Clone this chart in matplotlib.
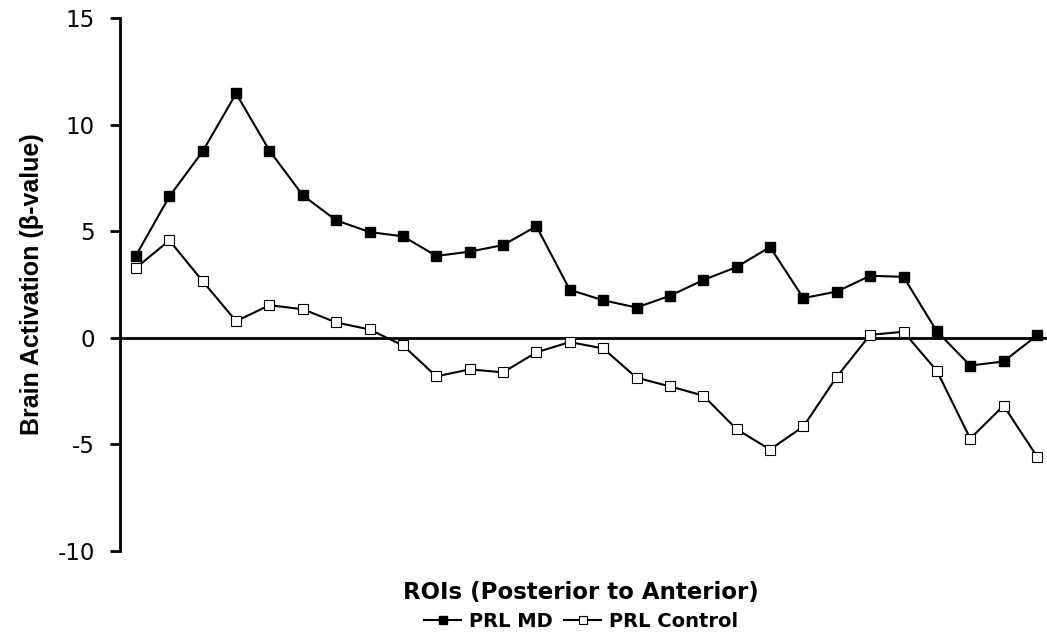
import matplotlib
matplotlib.use("Agg")
import matplotlib.pyplot as plt
import numpy as np

plt.rcParams.update({
    "font.family": ["Liberation Sans", "DejaVu Sans"],
    "axes.unicode_minus": False,
    "figure.facecolor": "white",
    "axes.facecolor": "white",
})

# 28 ROIs, posterior -> anterior
prl_md = [3.86, 6.63, 8.75, 11.46, 8.78, 6.68, 5.51, 4.96, 4.76, 3.84,
          4.04, 4.35, 5.23, 2.25, 1.76, 1.42, 1.97, 2.71, 3.32, 4.26,
          1.86, 2.17, 2.91, 2.86, 0.30, -1.30, -1.11, 0.11]
prl_control = [3.28, 4.57, 2.65, 0.78, 1.53, 1.34, 0.72, 0.39, -0.36, -1.81,
               -1.48, -1.62, -0.68, -0.20, -0.50, -1.87, -2.28, -2.71, -4.29, -5.24,
               -4.16, -1.83, 0.14, 0.28, -1.55, -4.73, -3.18, -5.57]
y_ticks = [-10, -5, 0, 5, 10, 15]

# the original text is drawn a bit wide, DejaVu gets closer to that
WIDE = "DejaVu Sans"

fig = plt.figure(figsize=(10.47, 6.34), dpi=100)
ax = fig.add_axes([0.1146, 0.1309, 0.8854, 0.8407])

x = np.arange(len(prl_md))
ax.axhline(0, color="black", linewidth=2, zorder=1)
ax.plot(x, prl_md, color="black", linewidth=1.5, marker="s", markersize=7,
        markerfacecolor="black", markeredgecolor="black", label="PRL MD", zorder=3)
ax.plot(x, prl_control, color="black", linewidth=1.5, marker="s", markersize=7,
        markerfacecolor="white", markeredgecolor="black", markeredgewidth=0.8,
        label="PRL Control", zorder=3)

ax.set_xlim(-0.48, 27.3)
ax.set_ylim(-10, 15)
ax.set_yticks(y_ticks)
ax.set_xticks([])
for side in ("top", "right", "bottom"):
    ax.spines[side].set_visible(False)
ax.spines["left"].set_linewidth(2)
ax.tick_params(axis="y", direction="out", length=7, width=2, pad=11)
for lbl in ax.get_yticklabels():
    lbl.set_fontfamily(WIDE)
    lbl.set_fontsize(16.5)

ax.set_ylabel("Brain Activation (β-value)", fontsize=18, fontweight="bold", labelpad=10)
fig.text(0.555, 0.066, "ROIs (Posterior to Anterior)", ha="center", va="center",
         fontsize=16.5, fontweight="bold", family=WIDE)

leg = fig.legend(loc="center", bbox_to_anchor=(0.555, 0.02), ncol=2, frameon=False,
                 prop={"weight": "bold", "size": 14, "family": WIDE},
                 handlelength=1.9, columnspacing=0.6, handletextpad=0.4, markerscale=0.75)

fig.savefig("out.png", dpi=100)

- Exercise task:
Transcribe the full listing character for character. Pictures are excluded.

- Complete response:
Clone this chart in matplotlib.
import matplotlib
matplotlib.use("Agg")
import matplotlib.pyplot as plt
import numpy as np

plt.rcParams.update({
    "font.family": ["Liberation Sans", "DejaVu Sans"],
    "axes.unicode_minus": False,
    "figure.facecolor": "white",
    "axes.facecolor": "white",
})

# 28 ROIs, posterior -> anterior
prl_md = [3.86, 6.63, 8.75, 11.46, 8.78, 6.68, 5.51, 4.96, 4.76, 3.84,
          4.04, 4.35, 5.23, 2.25, 1.76, 1.42, 1.97, 2.71, 3.32, 4.26,
          1.86, 2.17, 2.91, 2.86, 0.30, -1.30, -1.11, 0.11]
prl_control = [3.28, 4.57, 2.65, 0.78, 1.53, 1.34, 0.72, 0.39, -0.36, -1.81,
               -1.48, -1.62, -0.68, -0.20, -0.50, -1.87, -2.28, -2.71, -4.29, -5.24,
               -4.16, -1.83, 0.14, 0.28, -1.55, -4.73, -3.18, -5.57]
y_ticks = [-10, -5, 0, 5, 10, 15]

# the original text is drawn a bit wide, DejaVu gets closer to that
WIDE = "DejaVu Sans"

fig = plt.figure(figsize=(10.47, 6.34), dpi=100)
ax = fig.add_axes([0.1146, 0.1309, 0.8854, 0.8407])

x = np.arange(len(prl_md))
ax.axhline(0, color="black", linewidth=2, zorder=1)
ax.plot(x, prl_md, color="black", linewidth=1.5, marker="s", markersize=7,
        markerfacecolor="black", markeredgecolor="black", label="PRL MD", zorder=3)
ax.plot(x, prl_control, color="black", linewidth=1.5, marker="s", markersize=7,
        markerfacecolor="white", markeredgecolor="black", markeredgewidth=0.8,
        label="PRL Control", zorder=3)

ax.set_xlim(-0.48, 27.3)
ax.set_ylim(-10, 15)
ax.set_yticks(y_ticks)
ax.set_xticks([])
for side in ("top", "right", "bottom"):
    ax.spines[side].set_visible(False)
ax.spines["left"].set_linewidth(2)
ax.tick_params(axis="y", direction="out", length=7, width=2, pad=11)
for lbl in ax.get_yticklabels():
    lbl.set_fontfamily(WIDE)
    lbl.set_fontsize(16.5)

ax.set_ylabel("Brain Activation (β-value)", fontsize=18, fontweight="bold", labelpad=10)
fig.text(0.555, 0.066, "ROIs (Posterior to Anterior)", ha="center", va="center",
         fontsize=16.5, fontweight="bold", family=WIDE)

leg = fig.legend(loc="center", bbox_to_anchor=(0.555, 0.02), ncol=2, frameon=False,
                 prop={"weight": "bold", "size": 14, "family": WIDE},
                 handlelength=1.9, columnspacing=0.6, handletextpad=0.4, markerscale=0.75)

fig.savefig("out.png", dpi=100)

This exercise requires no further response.